Give back exactly the lines from the beginning of the listing below to the line holding "(bt) at (507,318)", both ends included; the pictures stay out.

◆ **AVAILABLE DATA**:
>> BEGIN

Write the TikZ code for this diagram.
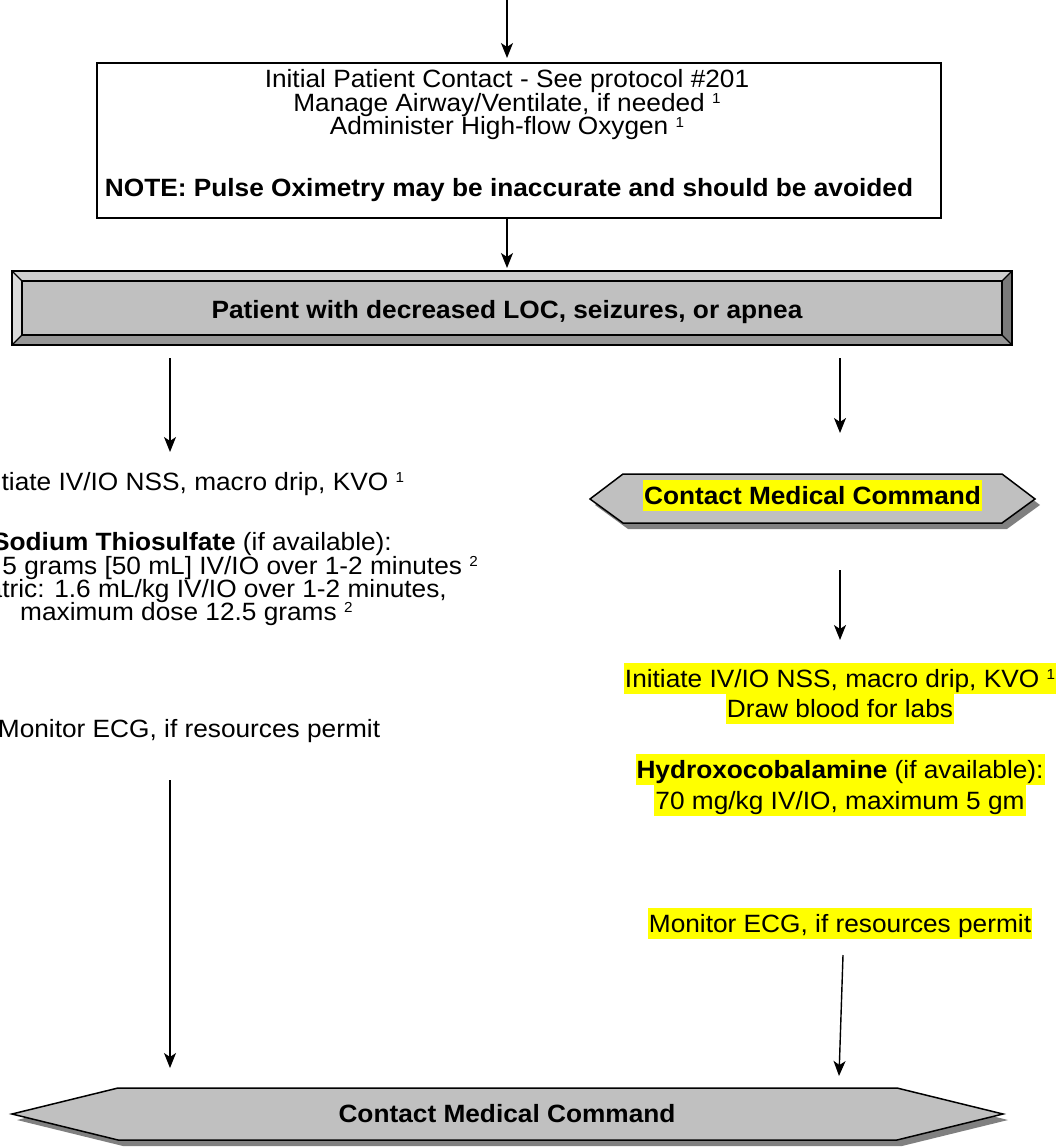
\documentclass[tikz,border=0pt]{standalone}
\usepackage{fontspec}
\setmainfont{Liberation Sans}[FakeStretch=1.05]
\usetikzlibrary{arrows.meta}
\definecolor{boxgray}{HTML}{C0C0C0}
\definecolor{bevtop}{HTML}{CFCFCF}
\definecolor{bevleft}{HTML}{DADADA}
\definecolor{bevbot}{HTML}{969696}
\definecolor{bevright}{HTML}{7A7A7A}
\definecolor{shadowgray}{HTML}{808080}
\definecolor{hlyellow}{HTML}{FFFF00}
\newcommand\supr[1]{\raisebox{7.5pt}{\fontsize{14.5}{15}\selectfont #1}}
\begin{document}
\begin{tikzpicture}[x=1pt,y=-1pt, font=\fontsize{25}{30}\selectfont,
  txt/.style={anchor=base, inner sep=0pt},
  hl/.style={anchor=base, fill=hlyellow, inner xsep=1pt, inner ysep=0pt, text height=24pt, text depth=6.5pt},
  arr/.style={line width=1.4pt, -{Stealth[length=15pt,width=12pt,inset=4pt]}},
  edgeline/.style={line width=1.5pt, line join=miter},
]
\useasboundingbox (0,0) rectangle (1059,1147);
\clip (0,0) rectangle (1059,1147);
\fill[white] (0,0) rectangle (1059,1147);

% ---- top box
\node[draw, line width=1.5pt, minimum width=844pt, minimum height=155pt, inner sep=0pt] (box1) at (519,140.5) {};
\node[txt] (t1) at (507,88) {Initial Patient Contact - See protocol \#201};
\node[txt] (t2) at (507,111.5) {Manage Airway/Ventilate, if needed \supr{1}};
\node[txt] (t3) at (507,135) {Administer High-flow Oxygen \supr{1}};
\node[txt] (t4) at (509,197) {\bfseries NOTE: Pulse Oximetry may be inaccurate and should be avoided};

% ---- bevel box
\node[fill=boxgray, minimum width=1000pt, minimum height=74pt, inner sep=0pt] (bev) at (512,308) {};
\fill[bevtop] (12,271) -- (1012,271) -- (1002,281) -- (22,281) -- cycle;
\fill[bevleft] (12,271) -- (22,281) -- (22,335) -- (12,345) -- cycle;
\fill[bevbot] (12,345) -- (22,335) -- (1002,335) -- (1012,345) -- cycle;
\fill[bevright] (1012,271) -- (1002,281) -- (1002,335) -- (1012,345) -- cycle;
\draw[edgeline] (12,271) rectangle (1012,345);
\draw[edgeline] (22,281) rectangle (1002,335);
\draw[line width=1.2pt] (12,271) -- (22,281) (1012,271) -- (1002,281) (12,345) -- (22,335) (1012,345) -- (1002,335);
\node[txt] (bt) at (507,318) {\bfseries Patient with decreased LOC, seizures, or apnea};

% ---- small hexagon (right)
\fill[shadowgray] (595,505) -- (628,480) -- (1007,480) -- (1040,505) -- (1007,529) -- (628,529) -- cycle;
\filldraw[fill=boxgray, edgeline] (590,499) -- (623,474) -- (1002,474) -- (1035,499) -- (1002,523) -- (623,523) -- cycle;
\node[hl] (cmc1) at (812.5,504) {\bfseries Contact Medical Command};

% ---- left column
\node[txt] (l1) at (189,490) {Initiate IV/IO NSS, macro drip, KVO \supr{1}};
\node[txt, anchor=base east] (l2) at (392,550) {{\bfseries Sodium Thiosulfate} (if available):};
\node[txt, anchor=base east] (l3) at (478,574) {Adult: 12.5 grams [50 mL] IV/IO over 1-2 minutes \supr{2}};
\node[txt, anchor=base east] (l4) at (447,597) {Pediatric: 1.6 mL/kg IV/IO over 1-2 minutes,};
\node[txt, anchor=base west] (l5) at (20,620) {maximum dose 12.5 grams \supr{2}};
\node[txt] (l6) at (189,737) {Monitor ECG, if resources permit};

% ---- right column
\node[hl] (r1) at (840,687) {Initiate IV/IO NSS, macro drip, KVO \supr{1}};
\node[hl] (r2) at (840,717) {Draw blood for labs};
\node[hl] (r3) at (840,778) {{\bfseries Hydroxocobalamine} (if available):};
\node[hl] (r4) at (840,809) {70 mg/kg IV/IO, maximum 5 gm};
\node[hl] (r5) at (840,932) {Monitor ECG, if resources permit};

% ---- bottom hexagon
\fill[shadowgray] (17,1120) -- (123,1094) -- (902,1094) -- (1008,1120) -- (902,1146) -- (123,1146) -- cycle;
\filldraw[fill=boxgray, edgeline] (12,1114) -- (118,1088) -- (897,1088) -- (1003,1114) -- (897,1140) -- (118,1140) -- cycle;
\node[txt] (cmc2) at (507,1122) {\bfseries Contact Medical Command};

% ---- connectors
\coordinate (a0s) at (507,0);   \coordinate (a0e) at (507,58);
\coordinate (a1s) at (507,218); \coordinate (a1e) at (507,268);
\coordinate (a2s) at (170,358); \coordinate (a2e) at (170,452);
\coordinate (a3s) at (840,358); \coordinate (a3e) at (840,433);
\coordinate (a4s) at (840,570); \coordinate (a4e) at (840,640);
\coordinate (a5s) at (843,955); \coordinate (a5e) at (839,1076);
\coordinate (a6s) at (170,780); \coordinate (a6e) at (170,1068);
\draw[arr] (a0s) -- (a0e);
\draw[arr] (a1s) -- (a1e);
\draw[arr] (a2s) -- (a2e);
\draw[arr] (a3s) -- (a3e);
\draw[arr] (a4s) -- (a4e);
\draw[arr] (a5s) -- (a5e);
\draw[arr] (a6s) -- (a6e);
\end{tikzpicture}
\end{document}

>> END

◆ **FULL RESPONSE**:
Write the TikZ code for this diagram.
\documentclass[tikz,border=0pt]{standalone}
\usepackage{fontspec}
\setmainfont{Liberation Sans}[FakeStretch=1.05]
\usetikzlibrary{arrows.meta}
\definecolor{boxgray}{HTML}{C0C0C0}
\definecolor{bevtop}{HTML}{CFCFCF}
\definecolor{bevleft}{HTML}{DADADA}
\definecolor{bevbot}{HTML}{969696}
\definecolor{bevright}{HTML}{7A7A7A}
\definecolor{shadowgray}{HTML}{808080}
\definecolor{hlyellow}{HTML}{FFFF00}
\newcommand\supr[1]{\raisebox{7.5pt}{\fontsize{14.5}{15}\selectfont #1}}
\begin{document}
\begin{tikzpicture}[x=1pt,y=-1pt, font=\fontsize{25}{30}\selectfont,
  txt/.style={anchor=base, inner sep=0pt},
  hl/.style={anchor=base, fill=hlyellow, inner xsep=1pt, inner ysep=0pt, text height=24pt, text depth=6.5pt},
  arr/.style={line width=1.4pt, -{Stealth[length=15pt,width=12pt,inset=4pt]}},
  edgeline/.style={line width=1.5pt, line join=miter},
]
\useasboundingbox (0,0) rectangle (1059,1147);
\clip (0,0) rectangle (1059,1147);
\fill[white] (0,0) rectangle (1059,1147);

% ---- top box
\node[draw, line width=1.5pt, minimum width=844pt, minimum height=155pt, inner sep=0pt] (box1) at (519,140.5) {};
\node[txt] (t1) at (507,88) {Initial Patient Contact - See protocol \#201};
\node[txt] (t2) at (507,111.5) {Manage Airway/Ventilate, if needed \supr{1}};
\node[txt] (t3) at (507,135) {Administer High-flow Oxygen \supr{1}};
\node[txt] (t4) at (509,197) {\bfseries NOTE: Pulse Oximetry may be inaccurate and should be avoided};

% ---- bevel box
\node[fill=boxgray, minimum width=1000pt, minimum height=74pt, inner sep=0pt] (bev) at (512,308) {};
\fill[bevtop] (12,271) -- (1012,271) -- (1002,281) -- (22,281) -- cycle;
\fill[bevleft] (12,271) -- (22,281) -- (22,335) -- (12,345) -- cycle;
\fill[bevbot] (12,345) -- (22,335) -- (1002,335) -- (1012,345) -- cycle;
\fill[bevright] (1012,271) -- (1002,281) -- (1002,335) -- (1012,345) -- cycle;
\draw[edgeline] (12,271) rectangle (1012,345);
\draw[edgeline] (22,281) rectangle (1002,335);
\draw[line width=1.2pt] (12,271) -- (22,281) (1012,271) -- (1002,281) (12,345) -- (22,335) (1012,345) -- (1002,335);
\node[txt] (bt) at (507,318) {\bfseries Patient with decreased LOC, seizures, or apnea};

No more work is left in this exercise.